Pore-Wall Chemistry and Photocatalytic Activity of Mesoporous Titania Molecular Sieve Films

Abstract

Transparent zeolite-like mesoporous TiO2 nanocrystalline thin films with high photocatalytic activity were synthesized via a surfactant-templated method. The films were characterized by TGA−DTA, XRD, nitrogen adsorption, SEM, TEM, UV/vis, and FT-IR spectroscopy. The photocatalytic activity of the films was evaluated by photodecomposition of acetone in air at ambient conditions. It was found that thermal treatment resulted in surfactant elimination, framework solidification, as well as pore-wall crystallization of the mesoporous TiO2. The resulting zeolite-like mesoporous TiO2 nanocrystalline films had large specific surface areas (∼100 m2/g), high porosity (∼40%), extended band gap energy (∼3.3 eV), tri-directional communicating pore systems, and enhanced photocatalytic activity.
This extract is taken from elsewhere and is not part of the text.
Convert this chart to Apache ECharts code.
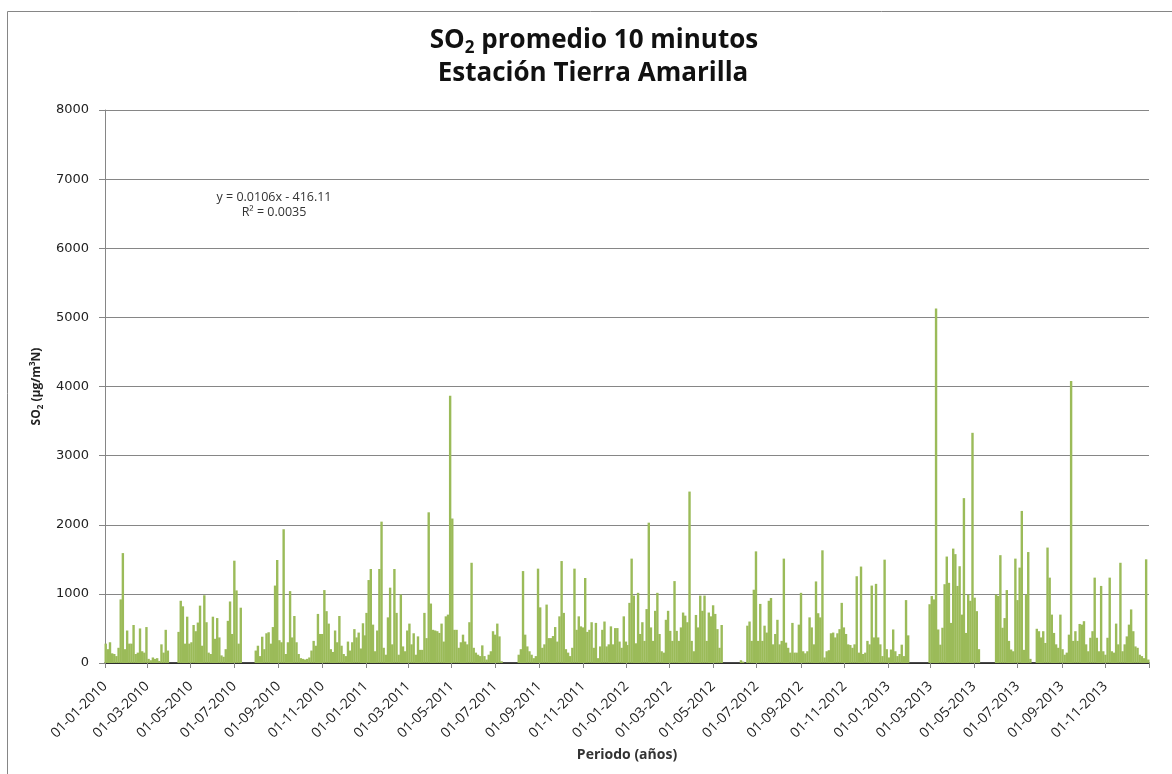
<!DOCTYPE html>
<html>
<head>
<meta charset="utf-8">
<script src="https://cdn.jsdelivr.net/npm/echarts@6/dist/echarts.min.js"></script>
<style>
html,body{margin:0;padding:0;background:#fff;}
#chart{width:1172px;height:774px;}
</style>
</head>
<body>
<div id="chart"></div>
<script>
// SO2 10-minute averages, Tierra Amarilla station.
// One value per 3-day window (peak of the window), starting on Jan 1 of each year; null = no data.
const so2_2010 = [
  280,200,300,140,130,100,220,920,1590,200,
  470,280,280,550,130,150,500,170,150,520,
  60,40,80,60,70,30,270,150,480,180,
  null,null,null,null,450,900,820,280,670,280,
  300,550,460,585,830,250,980,590,150,130,
  670,350,650,370,110,90,200,610,890,420,
  1480,1050,280,800,null,null,null,null,null,null,
  180,250,100,380,200,430,445,280,520,1120,
  1490,330,300,1935,130,300,1040,370,680,300,
  130,70,60,50,60,80,180,320,250,710,
  420,420,1055,750,570,200,160,470,300,680,
  250,130,100,310,180,300,490,370,440,210,
  575,400
];
const so2_2011 = [
  725,1200,1360,555,170,470,1360,2045,220,120,
  660,1090,270,1360,725,120,990,240,170,470,
  570,270,430,120,385,190,190,725,360,2180,
  860,480,470,460,435,570,310,675,700,3865,
  2090,480,480,220,300,410,310,270,590,1450,
  220,150,120,100,255,100,50,120,170,460,
  410,570,385,25,null,null,null,null,null,null,
  null,120,200,1330,410,240,170,120,70,100,
  1365,805,220,270,845,360,360,390,520,310,
  675,1475,725,200,150,100,220,1365,480,675,
  530,515,1230,450,480,590,220,580,70,240,
  480,600,240,270,530,270,505,505,310,220,
  675,310
];
const so2_2012 = [
  260,870,1510,975,285,1015,420,590,320,780,
  2030,515,320,755,1015,420,170,150,625,755,
  465,320,1185,465,320,515,730,685,590,2480,
  320,170,695,515,975,755,975,320,730,675,
  835,710,490,220,550,null,null,null,null,null,
  null,null,null,40,20,null,540,600,320,1060,
  1615,320,855,320,540,440,900,940,270,420,
  625,270,320,1510,295,220,150,580,150,150,
  555,1015,170,140,170,660,515,270,1180,720,
  660,1630,80,170,185,430,440,370,430,490,
  870,515,420,270,260,220,270,1255,150,1395,
  130,150,320,270,1120,370,1145,370,270,100,
  1495,200
];
const so2_2013 = [
  80,195,485,170,100,130,265,100,910,400,
  null,null,null,null,null,null,null,null,null,850,
  970,920,5130,485,265,510,1140,1540,1160,580,
  1655,1575,1115,1400,700,2385,435,990,900,3330,
  945,750,200,null,null,null,null,null,null,null,
  990,970,1560,510,650,1055,320,195,170,1510,
  910,1380,2200,190,990,1605,60,null,null,495,
  460,370,460,290,1670,1235,700,435,270,220,
  700,200,120,150,410,4080,320,460,320,565,
  555,605,270,170,365,460,1235,365,170,1115,
  170,120,365,1235,170,150,570,270,1450,170,
  270,385,555,775,460,240,220,120,100,70,
  1500,50
];
const yearSeries = [[2010, so2_2010], [2011, so2_2011], [2012, so2_2012], [2013, so2_2013]];
const windowDays = 3;

// x-axis ticks every two months; the last tick closes the axis without a label
const tickDates = [
  '2010-01-01','2010-03-01','2010-05-01','2010-07-01','2010-09-01','2010-11-01',
  '2011-01-01','2011-03-01','2011-05-01','2011-07-01','2011-09-01','2011-11-01',
  '2012-01-01','2012-03-01','2012-05-01','2012-07-01','2012-09-01','2012-11-01',
  '2013-01-01','2013-03-01','2013-05-01','2013-07-01','2013-09-01','2013-11-01',
  '2014-01-01'
];
const labelDates = tickDates.slice(0, -1);

const yTicks = { min: 0, max: 8000, step: 1000 };
const trendText = ['y = 0.0106x - 416.11', 'R\u00b2 = 0.0035'];

const DAY = 86400000;
const toTs = s => Date.parse(s + 'T00:00:00Z');
const points = [];
yearSeries.forEach(([year, vals]) => {
  const start = Date.UTC(year, 0, 1);
  vals.forEach((v, i) => {
    if (v !== null) points.push([start + (i * windowDays + 1) * DAY, v]);
  });
});
const pad = n => (n < 10 ? '0' : '') + n;
const fmtDate = ts => {
  const d = new Date(ts);
  return pad(d.getUTCDate()) + '-' + pad(d.getUTCMonth() + 1) + '-' + d.getUTCFullYear();
};

const chart = echarts.init(document.getElementById('chart'), null, { renderer: 'canvas' });
const axisGray = '#868686';
const textFont = 'Open Sans';

chart.setOption({
  animation: false,
  backgroundColor: '#ffffff',
  grid: { left: 105, right: 23, top: 110, bottom: 111, containLabel: false, outerBoundsMode: 'none' },
  xAxis: {
    type: 'value',
    min: toTs('2010-01-01'),
    max: toTs('2014-01-01'),
    axisLine: { show: true, lineStyle: { color: '#111', width: 1.5 } },
    axisTick: { show: true, length: 5, lineStyle: { color: axisGray }, customValues: tickDates.map(toTs) },
    axisLabel: {
      customValues: labelDates.map(toTs),
      formatter: v => fmtDate(v),
      rotate: 45,
      margin: 21,
      fontFamily: textFont,
      fontSize: 14,
      color: '#222'
    },
    splitLine: { show: false },
    name: 'Periodo (años)',
    nameLocation: 'middle',
    nameGap: 84,
    nameTextStyle: { fontFamily: textFont, fontWeight: 'bold', fontSize: 14, color: '#333' }
  },
  yAxis: {
    type: 'value',
    min: yTicks.min,
    max: yTicks.max,
    interval: yTicks.step,
    axisLine: { show: true, lineStyle: { color: axisGray, width: 1 } },
    axisTick: { show: true, length: 6, lineStyle: { color: axisGray } },
    axisLabel: { margin: 16, fontFamily: 'DejaVu Sans', fontSize: 13, color: '#222', formatter: v => String(v) },
    splitLine: { show: true, lineStyle: { color: axisGray, width: 1 } },
    name: '{b|SO}{s|2}{b| (µg/m}{p|3}{b|N)}',
    nameLocation: 'middle',
    nameGap: 55,
    nameTextStyle: {
      rich: {
        b: { fontFamily: textFont, fontWeight: 'bold', fontSize: 12, color: '#222', lineHeight: 16 },
        s: { fontFamily: textFont, fontWeight: 'bold', fontSize: 8, color: '#222', lineHeight: 16, verticalAlign: 'bottom' },
        p: { fontFamily: textFont, fontWeight: 'bold', fontSize: 8, color: '#222', lineHeight: 16, verticalAlign: 'top' }
      }
    }
  },
  series: [{
    type: 'bar',
    data: points,
    barWidth: 2.4,
    itemStyle: { color: '#9BBB59' },
    emphasis: { disabled: true },
    silent: true
  }],
  graphic: [
    {
      type: 'rect', z: -10, silent: true,
      shape: { x: 7.5, y: 11.5, width: 1200, height: 800 },
      style: { fill: 'none', stroke: axisGray, lineWidth: 1 }
    },
    {
      type: 'text', silent: true,
      style: {
        x: 594, y: 41, align: 'center', verticalAlign: 'middle',
        text: '{b|SO}{s|2}{b| promedio 10 minutos}',
        rich: {
          b: { fontFamily: textFont, fontWeight: 'bold', fontSize: 26, fill: '#111', lineHeight: 32 },
          s: { fontFamily: textFont, fontWeight: 'bold', fontSize: 17, fill: '#111', lineHeight: 32, verticalAlign: 'bottom' }
        }
      }
    },
    {
      type: 'text', silent: true,
      style: {
        x: 593, y: 74, align: 'center', verticalAlign: 'middle',
        text: 'Estación Tierra Amarilla',
        fontFamily: textFont, fontWeight: 'bold', fontSize: 26, fill: '#111'
      }
    },
    {
      type: 'text', silent: true,
      style: {
        x: 274, y: 197, align: 'center', verticalAlign: 'middle',
        text: trendText[0], fontFamily: textFont, fontSize: 12.5, fill: '#333'
      }
    },
    {
      type: 'text', silent: true,
      style: {
        x: 274, y: 212, align: 'center', verticalAlign: 'middle',
        text: trendText[1], fontFamily: textFont, fontSize: 12.5, fill: '#333'
      }
    }
  ]
});
</script>
</body>
</html>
The optimum calcination temperature was found to be 500 °C, at which the film possessed a cubic ordered mesoporous structure and exhibited the highest photocatalytic activity. A comparison with a conventional TiO2 film (prepared from a sol−gel method) showed that the ordered mesoporous TiO2 nanocrystalline film (calcined at 500 °C) had over 2 times the specific photocatalytic activity as the conventional film. The high photocatalytic activity of zeolite-like mesoporous TiO2 thin films can be explained by the large specific surface area and the three-dimensionally connected mesoporous architecture.